Update the input CSV format

The example batch scripts expect a CSV formatted file with the following columns:

session_label
dti_scan_id
fi_threshold_value
gradient_value

If you are updating the input CSV file columns, determine the list of which columns you need in your CSV for all sessions. Update the line under # Loop through each row in the CSV file that reads in the CSV file and ensure that it includes a variable name with no spaces for each column. This is the line to update:

cat ${input_file} | while IFS=, read -r session_label dti_scan_id fi_threshold_value gradient_value; do

What this line does is output the CSV file at ${input_file} and read the columns from it. In the example scripts there are 4 columns:

  • The first column is expected to contain session labels for the MR scan sessions. The session label is expected to be the name of a folder in both the ${freesurfers_dir} and ${scans_dir} folders. For each row in the CSV, the script reads the value in this column into the variable session_label.
  • The second column is expected to contain the DTI scan ID for the MR scan sessions, which is expected to be the name of a folder in ${scans_dir}/${session_label} that contains the DTI scan files. For each row in the CSV, the script reads the value in this column into the variable dti_scan_id.
  • The third column contains the fi_threshold_value which is a value that is used as an input to FSL BET. By adding this as a column in our input CSV file, it enables us to change the value on a session-by-session basis. For each row in the CSV, the script reads the value in this column into the variable fi_threshold_value.
  • The fourth column contains the gradient_value which is a value that is used as an input to FSL BET. By adding this as a column in our input CSV file, it enables us to change the value on a session-by-session basis.For each row in the CSV, the script reads the value in this column into the variable gradient_value.

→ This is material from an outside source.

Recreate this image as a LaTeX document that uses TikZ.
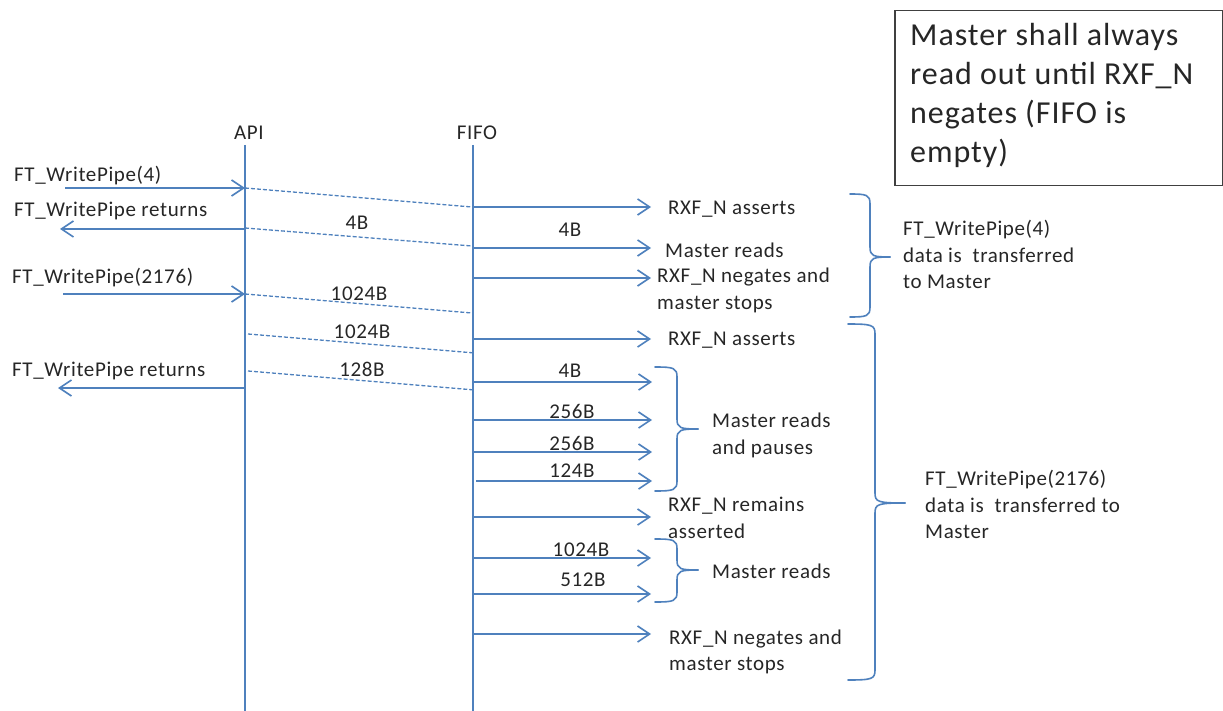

Once you determine the CSV file structure for your batch script, if you add or remove columns compared to these, then update this line to add or remove variables from the read-in list. Make sure to check that the variable names you are entering correspond to the column ordering in your CSV.

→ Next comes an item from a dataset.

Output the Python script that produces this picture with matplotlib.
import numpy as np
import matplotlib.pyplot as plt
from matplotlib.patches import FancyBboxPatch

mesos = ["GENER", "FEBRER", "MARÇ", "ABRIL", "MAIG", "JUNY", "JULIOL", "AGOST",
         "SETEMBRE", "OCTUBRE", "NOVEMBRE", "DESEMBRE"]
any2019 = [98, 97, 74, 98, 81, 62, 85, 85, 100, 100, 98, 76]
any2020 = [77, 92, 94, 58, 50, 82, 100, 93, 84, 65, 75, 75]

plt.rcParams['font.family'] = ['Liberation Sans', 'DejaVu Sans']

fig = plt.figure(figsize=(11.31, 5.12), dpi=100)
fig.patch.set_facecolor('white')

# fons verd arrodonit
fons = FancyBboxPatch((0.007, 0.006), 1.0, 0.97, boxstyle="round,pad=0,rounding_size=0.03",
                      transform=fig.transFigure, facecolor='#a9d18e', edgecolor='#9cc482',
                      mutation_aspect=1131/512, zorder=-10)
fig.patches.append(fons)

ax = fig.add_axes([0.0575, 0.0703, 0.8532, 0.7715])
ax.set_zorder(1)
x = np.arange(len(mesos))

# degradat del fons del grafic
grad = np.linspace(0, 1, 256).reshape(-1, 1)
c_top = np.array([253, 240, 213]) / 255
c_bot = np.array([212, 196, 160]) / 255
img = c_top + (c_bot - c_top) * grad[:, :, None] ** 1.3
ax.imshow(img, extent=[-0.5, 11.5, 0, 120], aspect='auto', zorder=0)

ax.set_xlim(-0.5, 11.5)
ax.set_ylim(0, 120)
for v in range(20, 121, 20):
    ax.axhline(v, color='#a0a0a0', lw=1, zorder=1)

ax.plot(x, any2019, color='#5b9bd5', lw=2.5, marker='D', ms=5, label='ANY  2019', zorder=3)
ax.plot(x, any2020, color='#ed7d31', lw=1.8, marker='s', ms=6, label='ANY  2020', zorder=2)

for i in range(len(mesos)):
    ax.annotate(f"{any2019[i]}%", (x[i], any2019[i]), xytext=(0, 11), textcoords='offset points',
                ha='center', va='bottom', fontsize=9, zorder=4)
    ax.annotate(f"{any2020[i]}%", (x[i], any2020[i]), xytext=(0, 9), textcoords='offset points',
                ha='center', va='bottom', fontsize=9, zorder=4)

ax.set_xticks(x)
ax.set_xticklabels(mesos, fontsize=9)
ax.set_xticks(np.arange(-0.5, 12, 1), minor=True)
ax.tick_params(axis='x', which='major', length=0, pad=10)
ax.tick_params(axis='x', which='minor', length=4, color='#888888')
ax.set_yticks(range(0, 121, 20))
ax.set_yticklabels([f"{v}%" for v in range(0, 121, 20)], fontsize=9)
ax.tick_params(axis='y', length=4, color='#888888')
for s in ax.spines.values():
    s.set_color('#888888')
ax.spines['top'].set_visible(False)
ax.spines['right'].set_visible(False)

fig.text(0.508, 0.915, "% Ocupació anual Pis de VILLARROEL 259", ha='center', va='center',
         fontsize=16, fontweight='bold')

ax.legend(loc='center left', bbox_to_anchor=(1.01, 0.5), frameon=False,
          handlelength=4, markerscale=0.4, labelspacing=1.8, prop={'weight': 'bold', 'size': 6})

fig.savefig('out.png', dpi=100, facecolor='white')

Update the docker run or apptainer exec command

Update the commands in the Launch a container based on the inputs section to use your customized workflow command instead of the tutorial example. Instead of using your specific input values from your testing (e.g. OAS30001_MR_d3132 or dwi1), update your command to use the variables that are already in the script or any that you added to the INPUTS section depending on where they are needed.

Batch scripting considerations

Be careful when running the script locally and make sure you don’t run too many containers for your system to handle. If you are running on a local Docker or Singularity install where too many container runs are likely to slow down your system, it’s a good idea to split your input CSV into subsets. Run one subset to launch all the containers at once, then check that they all completed using docker ps for Docker or ps for Apptainer, and then run the next subset.

If you are running on a high-performance computing system that uses Slurm, you’ll need to use a Slurm batch script instead of the bash script examples provided. In the future I hope to provide example Slurm batch scripts to use for this purpose.